Pedro Rodríguez

Cómo mueren las democracias

Hungría ejemplifica todo el retroceso democrático que puede llegar a perpetrar un líder electo

REUTERS

Pedro Rodríguez

El cliché compartido sobre el acoso y derribo de una democracia suele incluir hombres armados que por la fuerza logran violentar las reglas, libertades y derechos asociados con la forma de gobierno que mejor gestiona los conflictos y la transferencia de poder. Sin embargo, frente a los espadones, hay otra forma mucho más insidiosa de romper una democracia a través de líderes electos empeñados en subvertir el proceso que les ha permitido convertirse en gobernantes.

En estos casos, irónicamente nacidos de la legitimidad democrática, la velocidad es diversa pero los resultados suelen ser igual de lamentables. A veces el desmantelamiento es fulminante, como ocurrió en Alemania en 1933 después de que Hitler convirtiese el Reichstag en una falla.
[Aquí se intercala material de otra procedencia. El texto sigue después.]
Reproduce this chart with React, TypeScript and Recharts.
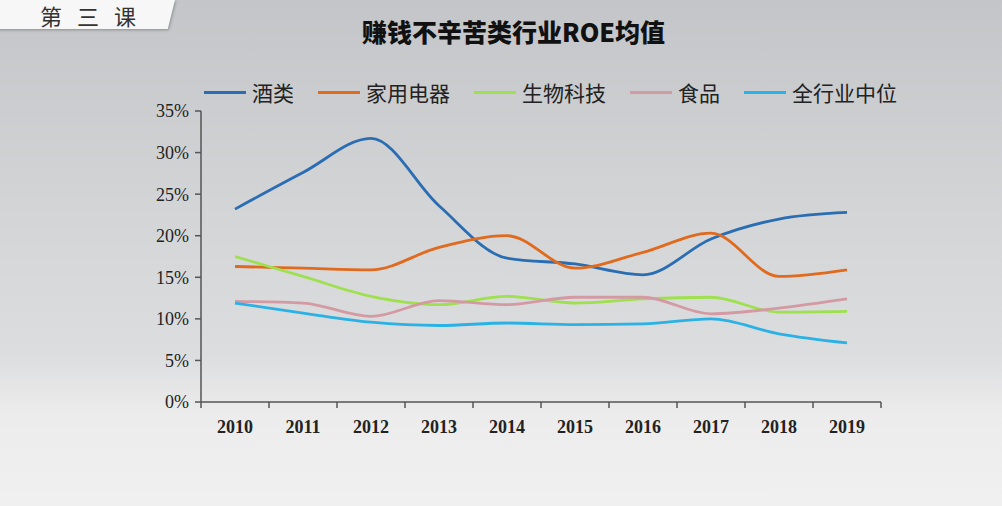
import { LineChart, Line, XAxis, YAxis } from 'recharts';

const years = ['2010', '2011', '2012', '2013', '2014', '2015', '2016', '2017', '2018', '2019'];
const liquor = [23.2, 27.6, 31.7, 23.6, 17.3, 16.6, 15.3, 19.6, 22.0, 22.8];
const appliances = [16.3, 16.1, 15.9, 18.6, 20.0, 16.1, 18.0, 20.3, 15.1, 15.9];
const biotech = [17.5, 15.1, 12.7, 11.7, 12.7, 11.9, 12.4, 12.6, 10.8, 10.9];
const food = [12.1, 11.9, 10.3, 12.2, 11.7, 12.6, 12.6, 10.6, 11.3, 12.4];
const allMedian = [11.9, 10.7, 9.6, 9.2, 9.5, 9.3, 9.4, 10.0, 8.2, 7.1];
const yTicks = [0, 5, 10, 15, 20, 25, 30, 35];
const tabChars = ['第', '三', '课'];

const series = [
  { key: 'liquor', name: '酒类', color: '#2a6db3', values: liquor },
  { key: 'appliances', name: '家用电器', color: '#e06a1e', values: appliances },
  { key: 'biotech', name: '生物科技', color: '#9ee04e', values: biotech },
  { key: 'food', name: '食品', color: '#d49aa4', values: food },
  { key: 'allMedian', name: '全行业中位', color: '#2ab2e6', values: allMedian },
];

const data = years.map((year, i) => {
  const row: { [k: string]: string | number } = { year };
  series.forEach(s => { row[s.key] = s.values[i]; });
  return row;
});

const BAND = 68;

// ticks sit on the band edges, labels in the middle
const XTick = (props: any) => {
  const { x, y, payload, index } = props;
  return (
    <g>
      <line x1={x - BAND / 2} y1={y} x2={x - BAND / 2} y2={y + 6} stroke="#555" strokeWidth={1.5} />
      {index === years.length - 1 && (
        <line x1={x + BAND / 2} y1={y} x2={x + BAND / 2} y2={y + 6} stroke="#555" strokeWidth={1.5} />
      )}
      <text x={x} y={y + 31} textAnchor="middle" fontSize={18} fontWeight="bold" fill="#222"
        fontFamily="'Liberation Serif', serif">{payload.value}</text>
    </g>
  );
};

const ChartLegend = () => (
  <div style={{
    position: 'absolute', left: 204, top: 77, display: 'flex', alignItems: 'center',
    fontFamily: "'Noto Sans CJK SC', sans-serif", fontSize: 21, color: '#222', whiteSpace: 'nowrap',
  }}>
    {series.map(s => (
      <div key={s.key} style={{ display: 'flex', alignItems: 'center', marginRight: 24 }}>
        <div style={{ width: 42, height: 3, background: s.color, marginRight: 6 }} />
        <span>{s.name}</span>
      </div>
    ))}
  </div>
);

export default function App() {
  return (
    <div style={{
      position: 'absolute', left: 0, top: 0, width: 1002, height: 506, overflow: 'hidden',
      background: 'linear-gradient(180deg, #c3c5c8 0%, #d3d4d6 40%, #dcdddf 70%, #ececec 82%, #f0f0f0 100%)',
    }}>
      <div style={{
        position: 'absolute', left: -10, top: 0, width: 185, height: 29, background: '#f7f7f7',
        transform: 'skewX(-14deg)', transformOrigin: 'top left', boxShadow: '1px 1px 3px rgba(0,0,0,0.3)',
      }} />
      {tabChars.map((c, i) => (
        <div key={c} style={{
          position: 'absolute', left: 40 + i * 37, top: 3, lineHeight: '24px', fontSize: 22,
          fontFamily: "'Noto Sans CJK SC', sans-serif", color: '#333',
        }}>{c}</div>
      ))}
      <div style={{
        position: 'absolute', left: 362, width: 320, top: 14, whiteSpace: 'nowrap',
        fontSize: 25, lineHeight: '34px', fontWeight: 900, fontFamily: "'Noto Sans CJK SC', sans-serif", color: '#111',
      }}>赚钱不辛苦类行业ROE均值</div>
      <ChartLegend />
      <LineChart width={1002} height={506} data={data}
        margin={{ top: 111, right: 121, left: 0, bottom: 74 }}
        style={{ position: 'absolute', left: 0, top: 0 }}>
        <XAxis dataKey="year" height={30} tickLine={false} tickSize={0} tickMargin={0}
          padding={{ left: BAND / 2, right: BAND / 2 }}
          stroke="#555" strokeWidth={1.5} tick={<XTick />} interval={0} />
        <YAxis width={201} domain={[0, 35]} ticks={yTicks} tickFormatter={(v: number) => `${v}%`}
          stroke="#555" strokeWidth={1.5} tickSize={6} tickMargin={6}
          tick={{ fontSize: 18, fill: '#222', fontFamily: "'Liberation Serif', serif" }} />
        {series.map(s => (
          <Line key={s.key} type="monotone" dataKey={s.key} name={s.name} stroke={s.color}
            strokeWidth={2.8} dot={false} isAnimationActive={false} />
        ))}
      </LineChart>
    </div>
  );
}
Aunque bastante más a menudo, la erosión es gradual. Con outsiders que se convierten en demagógicos cruzados contra una élite corrupta y prometen una democracia «más auténtica».

Al no cruzarse ninguna línea roja tradicionalmente asociada la génesis de una dictadura -golpe militar, situación de excepcionalidad, suspensión de garantías constitucionales- las alarmas no se disparan hasta que es demasiado tarde. Este es el caso de Hungría, víctima de una penosa agonía democrática hasta el punto de forzar una mayoritaria votación del Parlamento Europeo a favor de retirar su derecho de voto en asuntos comunitarios clave.
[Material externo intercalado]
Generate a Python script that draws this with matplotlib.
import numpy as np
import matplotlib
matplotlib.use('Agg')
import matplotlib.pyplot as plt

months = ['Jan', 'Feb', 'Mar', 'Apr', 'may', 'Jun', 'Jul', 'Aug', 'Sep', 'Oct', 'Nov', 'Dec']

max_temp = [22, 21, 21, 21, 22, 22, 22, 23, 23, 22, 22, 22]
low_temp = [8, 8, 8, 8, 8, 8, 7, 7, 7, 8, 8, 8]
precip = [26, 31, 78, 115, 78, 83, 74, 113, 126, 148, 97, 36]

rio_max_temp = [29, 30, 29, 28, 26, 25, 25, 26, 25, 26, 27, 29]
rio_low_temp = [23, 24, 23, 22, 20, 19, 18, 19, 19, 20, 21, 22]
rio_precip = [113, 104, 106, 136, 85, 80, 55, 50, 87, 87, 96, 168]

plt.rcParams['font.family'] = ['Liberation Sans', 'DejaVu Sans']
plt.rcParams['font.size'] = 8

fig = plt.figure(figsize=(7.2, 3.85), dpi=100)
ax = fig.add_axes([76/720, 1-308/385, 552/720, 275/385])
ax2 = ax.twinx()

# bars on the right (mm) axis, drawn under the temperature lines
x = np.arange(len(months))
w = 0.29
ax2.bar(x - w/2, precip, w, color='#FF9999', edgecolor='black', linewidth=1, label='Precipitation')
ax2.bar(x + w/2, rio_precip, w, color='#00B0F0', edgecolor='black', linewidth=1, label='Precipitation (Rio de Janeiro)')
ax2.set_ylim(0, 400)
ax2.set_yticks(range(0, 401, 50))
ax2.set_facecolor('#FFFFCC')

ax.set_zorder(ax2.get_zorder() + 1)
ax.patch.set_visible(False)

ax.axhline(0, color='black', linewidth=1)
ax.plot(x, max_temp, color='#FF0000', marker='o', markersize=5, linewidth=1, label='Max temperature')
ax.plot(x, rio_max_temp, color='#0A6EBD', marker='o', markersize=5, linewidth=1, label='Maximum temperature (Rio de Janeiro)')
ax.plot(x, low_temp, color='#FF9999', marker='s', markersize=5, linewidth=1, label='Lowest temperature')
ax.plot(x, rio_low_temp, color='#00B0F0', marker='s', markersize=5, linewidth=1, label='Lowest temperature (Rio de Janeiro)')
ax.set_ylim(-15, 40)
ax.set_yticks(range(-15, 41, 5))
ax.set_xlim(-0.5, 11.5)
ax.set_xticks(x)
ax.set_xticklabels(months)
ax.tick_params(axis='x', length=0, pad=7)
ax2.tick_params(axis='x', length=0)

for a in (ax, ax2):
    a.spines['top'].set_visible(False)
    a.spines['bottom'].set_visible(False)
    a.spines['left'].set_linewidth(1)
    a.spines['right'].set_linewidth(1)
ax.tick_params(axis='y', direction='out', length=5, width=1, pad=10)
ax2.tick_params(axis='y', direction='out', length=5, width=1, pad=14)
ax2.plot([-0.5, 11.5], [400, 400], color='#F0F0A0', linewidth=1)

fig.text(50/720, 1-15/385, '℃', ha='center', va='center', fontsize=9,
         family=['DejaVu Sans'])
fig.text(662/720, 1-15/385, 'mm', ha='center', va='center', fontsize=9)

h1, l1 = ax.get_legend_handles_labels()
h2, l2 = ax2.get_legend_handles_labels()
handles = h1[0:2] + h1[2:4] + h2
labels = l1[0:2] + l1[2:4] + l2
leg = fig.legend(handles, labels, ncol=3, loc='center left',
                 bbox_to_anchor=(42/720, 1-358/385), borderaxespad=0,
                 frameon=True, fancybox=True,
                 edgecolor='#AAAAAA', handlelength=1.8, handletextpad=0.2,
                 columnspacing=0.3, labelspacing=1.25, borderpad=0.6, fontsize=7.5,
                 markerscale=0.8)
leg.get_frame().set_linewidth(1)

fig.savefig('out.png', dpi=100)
Steven Levitsky y Daniel Ziblatt, politólogos de Harvard, en su lúcido libro «How Democracies Die» establecen cuatro criterios clave para identificar democracias en estado comatoso: Rechazo (o débil compromiso) con las reglas democráticas; negación de legitimidad a los oponentes políticos; tolerancia o promoción de la violencia; disposición a restringir las libertades de la oposición, incluidos medios de comunicación.

Cuando un líder electo cumple uno solo de estos requisitos, hay razón suficiente para preocuparse. El problema de Viktor Orbán y su trumpista apoteosis de nacional-populismo en Hungría es que acumula más de uno. Y curar una democracia del autoritarismo consentido es algo más fácil de decir que de hacer.